Otro orador pertenecía a la Plataforma de Afectados por la Hipoteca o alguna organización semejante. Lejos de mi intención criticar la plataforma ni los escraches, que están consiguiendo concienciar a sectores cada vez más amplios de la sociedad de la crueldad intolerable que supone echar a la gente de su casa. Pero tengo que recordar que hace bien poquitos meses estaba bien visto participar en las subastas de los bancos, donde podían encontrarse pisos a precio de saldo. Varios conocidos míos, algunos muy cercanos, al saber que estaba buscando casa, me aconsejaban acudir a los encantes y, ante mi negativa, se burlaban de mis escrúpulos con la consabida frase “si tú no lo haces, otros lo harán”, que sirve de patrón a todos los cínicos, sean de derechas o de izquierdas. Esos mismos parientes y amigos, muy progres por supuesto, son hoy simpatizantes de la Plataforma y se escandalizarían si escucharan sus propias palabras de hace bien poco.
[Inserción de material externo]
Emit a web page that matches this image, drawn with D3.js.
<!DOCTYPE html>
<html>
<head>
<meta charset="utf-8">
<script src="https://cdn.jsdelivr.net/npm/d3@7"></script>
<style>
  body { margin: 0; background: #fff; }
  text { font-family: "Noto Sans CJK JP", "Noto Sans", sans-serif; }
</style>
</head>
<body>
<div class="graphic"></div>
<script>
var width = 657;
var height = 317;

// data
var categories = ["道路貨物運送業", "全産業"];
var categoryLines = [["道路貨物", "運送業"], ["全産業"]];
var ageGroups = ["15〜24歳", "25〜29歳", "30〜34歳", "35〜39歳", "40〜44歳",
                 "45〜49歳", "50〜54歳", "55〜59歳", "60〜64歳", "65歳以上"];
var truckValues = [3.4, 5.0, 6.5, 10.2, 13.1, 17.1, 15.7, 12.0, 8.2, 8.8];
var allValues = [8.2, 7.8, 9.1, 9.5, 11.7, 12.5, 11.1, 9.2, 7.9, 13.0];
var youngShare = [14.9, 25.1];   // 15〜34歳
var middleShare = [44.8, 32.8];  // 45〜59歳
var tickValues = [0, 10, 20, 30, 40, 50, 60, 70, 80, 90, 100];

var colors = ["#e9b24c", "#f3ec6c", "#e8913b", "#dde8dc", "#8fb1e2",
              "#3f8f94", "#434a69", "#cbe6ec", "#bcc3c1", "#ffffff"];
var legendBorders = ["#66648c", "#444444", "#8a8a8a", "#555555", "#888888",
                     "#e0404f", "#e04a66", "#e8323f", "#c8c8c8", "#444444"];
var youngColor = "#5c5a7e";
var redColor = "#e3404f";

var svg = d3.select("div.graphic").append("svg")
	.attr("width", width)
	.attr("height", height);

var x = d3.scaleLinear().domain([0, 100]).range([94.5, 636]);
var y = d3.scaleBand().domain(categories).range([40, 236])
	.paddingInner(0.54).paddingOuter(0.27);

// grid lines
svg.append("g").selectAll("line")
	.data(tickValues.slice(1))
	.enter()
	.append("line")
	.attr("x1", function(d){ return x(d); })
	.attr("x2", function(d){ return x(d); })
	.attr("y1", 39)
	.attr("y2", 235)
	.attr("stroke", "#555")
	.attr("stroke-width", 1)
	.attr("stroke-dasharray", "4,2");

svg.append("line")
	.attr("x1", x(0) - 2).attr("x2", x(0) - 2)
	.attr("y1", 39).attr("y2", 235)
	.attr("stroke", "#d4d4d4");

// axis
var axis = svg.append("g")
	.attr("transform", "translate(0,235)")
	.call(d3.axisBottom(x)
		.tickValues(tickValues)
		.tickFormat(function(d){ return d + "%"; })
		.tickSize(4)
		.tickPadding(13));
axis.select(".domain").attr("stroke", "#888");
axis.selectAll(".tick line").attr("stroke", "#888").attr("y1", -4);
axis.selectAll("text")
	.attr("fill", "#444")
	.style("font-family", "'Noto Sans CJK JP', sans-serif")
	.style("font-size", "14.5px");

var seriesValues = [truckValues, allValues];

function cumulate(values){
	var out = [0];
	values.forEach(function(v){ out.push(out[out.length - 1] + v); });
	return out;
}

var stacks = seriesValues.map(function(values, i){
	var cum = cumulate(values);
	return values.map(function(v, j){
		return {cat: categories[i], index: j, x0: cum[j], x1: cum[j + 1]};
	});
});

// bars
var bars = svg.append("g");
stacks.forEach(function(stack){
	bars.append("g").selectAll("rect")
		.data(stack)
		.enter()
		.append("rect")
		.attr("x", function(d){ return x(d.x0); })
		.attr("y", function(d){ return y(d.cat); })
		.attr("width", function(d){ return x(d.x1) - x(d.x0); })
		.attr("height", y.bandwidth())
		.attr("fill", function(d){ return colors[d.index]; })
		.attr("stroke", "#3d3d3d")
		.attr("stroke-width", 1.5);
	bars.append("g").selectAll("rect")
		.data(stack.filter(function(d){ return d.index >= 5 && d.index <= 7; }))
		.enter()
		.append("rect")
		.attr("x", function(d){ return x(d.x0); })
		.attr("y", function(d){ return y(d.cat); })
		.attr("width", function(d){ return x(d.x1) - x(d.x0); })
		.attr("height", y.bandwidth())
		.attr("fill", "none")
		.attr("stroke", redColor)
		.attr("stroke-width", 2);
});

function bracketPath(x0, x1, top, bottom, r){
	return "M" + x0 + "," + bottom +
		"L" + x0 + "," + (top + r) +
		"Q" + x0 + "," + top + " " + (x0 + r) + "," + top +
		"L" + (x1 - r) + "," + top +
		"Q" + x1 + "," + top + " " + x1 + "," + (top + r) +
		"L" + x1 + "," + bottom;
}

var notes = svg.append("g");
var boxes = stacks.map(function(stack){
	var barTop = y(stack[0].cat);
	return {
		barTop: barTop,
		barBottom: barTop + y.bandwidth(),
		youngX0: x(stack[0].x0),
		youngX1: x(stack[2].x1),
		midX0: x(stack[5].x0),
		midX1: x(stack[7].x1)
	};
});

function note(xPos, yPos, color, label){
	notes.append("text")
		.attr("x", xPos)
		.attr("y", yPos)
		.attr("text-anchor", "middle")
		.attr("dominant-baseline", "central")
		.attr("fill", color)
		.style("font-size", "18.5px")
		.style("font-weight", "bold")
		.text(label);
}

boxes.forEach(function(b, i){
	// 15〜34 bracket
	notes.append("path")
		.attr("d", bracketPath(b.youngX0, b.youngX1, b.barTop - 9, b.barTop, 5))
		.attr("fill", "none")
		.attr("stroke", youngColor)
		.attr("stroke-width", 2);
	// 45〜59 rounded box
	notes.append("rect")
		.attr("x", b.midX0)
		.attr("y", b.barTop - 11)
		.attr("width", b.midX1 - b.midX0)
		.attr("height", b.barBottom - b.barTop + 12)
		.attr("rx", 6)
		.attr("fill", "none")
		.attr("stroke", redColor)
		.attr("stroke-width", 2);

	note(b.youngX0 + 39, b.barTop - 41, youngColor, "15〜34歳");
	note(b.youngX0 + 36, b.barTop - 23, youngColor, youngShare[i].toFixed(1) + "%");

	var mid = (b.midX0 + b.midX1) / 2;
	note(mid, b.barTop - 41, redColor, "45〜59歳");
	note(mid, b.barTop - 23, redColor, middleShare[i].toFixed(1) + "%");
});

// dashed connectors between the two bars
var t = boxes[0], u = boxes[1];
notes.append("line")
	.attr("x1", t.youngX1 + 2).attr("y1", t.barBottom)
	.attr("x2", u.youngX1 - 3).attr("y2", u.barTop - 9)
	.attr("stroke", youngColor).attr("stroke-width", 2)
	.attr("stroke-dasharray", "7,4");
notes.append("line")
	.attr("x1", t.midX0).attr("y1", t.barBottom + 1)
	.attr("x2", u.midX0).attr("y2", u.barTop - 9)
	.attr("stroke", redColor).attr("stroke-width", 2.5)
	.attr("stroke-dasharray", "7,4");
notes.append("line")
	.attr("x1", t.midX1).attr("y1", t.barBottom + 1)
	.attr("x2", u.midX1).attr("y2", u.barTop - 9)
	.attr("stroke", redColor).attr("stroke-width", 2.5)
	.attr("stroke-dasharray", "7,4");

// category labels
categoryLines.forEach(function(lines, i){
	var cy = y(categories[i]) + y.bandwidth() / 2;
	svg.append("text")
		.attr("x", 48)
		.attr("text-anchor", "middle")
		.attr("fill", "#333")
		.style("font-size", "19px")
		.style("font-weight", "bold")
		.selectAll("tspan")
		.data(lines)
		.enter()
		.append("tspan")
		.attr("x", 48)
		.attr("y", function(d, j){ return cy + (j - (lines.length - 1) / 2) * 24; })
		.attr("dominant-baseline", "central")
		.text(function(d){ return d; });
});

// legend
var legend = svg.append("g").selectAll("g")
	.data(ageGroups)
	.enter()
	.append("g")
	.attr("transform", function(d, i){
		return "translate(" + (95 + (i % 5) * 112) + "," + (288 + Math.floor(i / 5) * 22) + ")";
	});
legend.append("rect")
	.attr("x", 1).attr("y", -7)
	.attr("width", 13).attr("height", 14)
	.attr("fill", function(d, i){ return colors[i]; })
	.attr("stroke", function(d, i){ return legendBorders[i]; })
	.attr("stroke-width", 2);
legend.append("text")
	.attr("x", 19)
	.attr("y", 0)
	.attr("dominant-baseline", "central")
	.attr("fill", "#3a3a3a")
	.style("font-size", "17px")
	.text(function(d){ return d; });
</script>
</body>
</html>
Criticamos el capitalismo por los altos precios que llegó a alcanzar la vivienda, pero antes del inicio de la llamada crisis era habitual comprar pisos con la sola intención de venderlos lo antes posible y con el mayor beneficio. Era una práctica muy extendida entre las clases media y baja, no solo entre el gran capital. No nos engañemos. Una práctica suicida a medio plazo, como lo ha demostrado la situación en la que nos encontramos. Claro que nuestro lenguaje nos traiciona: cuando el capital saca beneficio de las leyes del libre mercado lo llamamos especulación, cuando somos nosotros los beneficiados lo llamamos inversión. No estoy diciendo, ni mucho menos, que todos seamos responsables de la crisis, ni que lo seamos todos en la misma medida, pero tan falso como eso es afirmar que solo los políticos, los banqueros y Merkel lo son. Así, con trampas dialécticas, no hay manera de cambiar nada, si es que realmente queremos cambiar algo.
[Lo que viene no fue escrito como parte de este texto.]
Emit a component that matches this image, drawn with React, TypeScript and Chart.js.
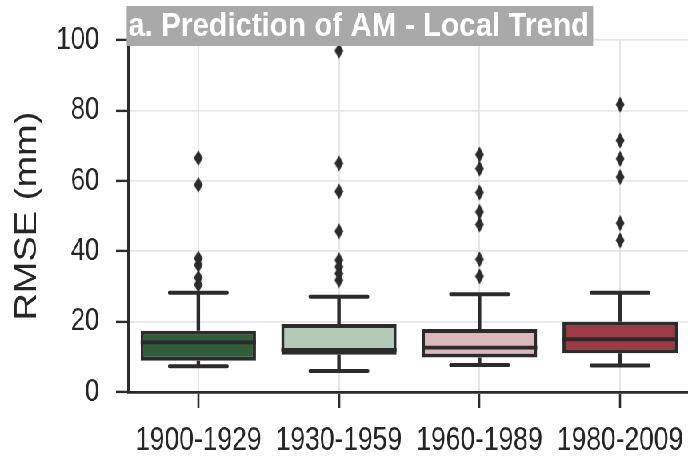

Vuelvo al principio. Creo que “el sistema” tiene capacidad para asimilar ocho huelgas generales seguidas y muchas más. Y peor aún: todos lo sabemos. Nos prestamos a participar en esta farsa no porque esperemos conseguir realmente nada, sino por su valor catártico. Nos hacen sentir mejores que los esquiroles y los fachas, de los cuales nada importante nos diferencia, ya que ellos no hablan por el móvil más que nosotros, ni compran más que nosotros en las grandes superficies, ni intentan sacar más beneficio que nosotros al revender una vivienda. Pensamos que vivimos en una sociedad secularizada pero cada vez estoy más convencido de que las huelgas y las manifestaciones cumplen entre los militantes de las diversas formaciones de la izquierda sindical vasca (y no solo vasca) la misma función que la confesión entre los católicos: hacerse perdonar los pecados de ser partícipes de este sistema terriblemente injusto. Para, una vez perdonados, volver a pecar. Faltaría más.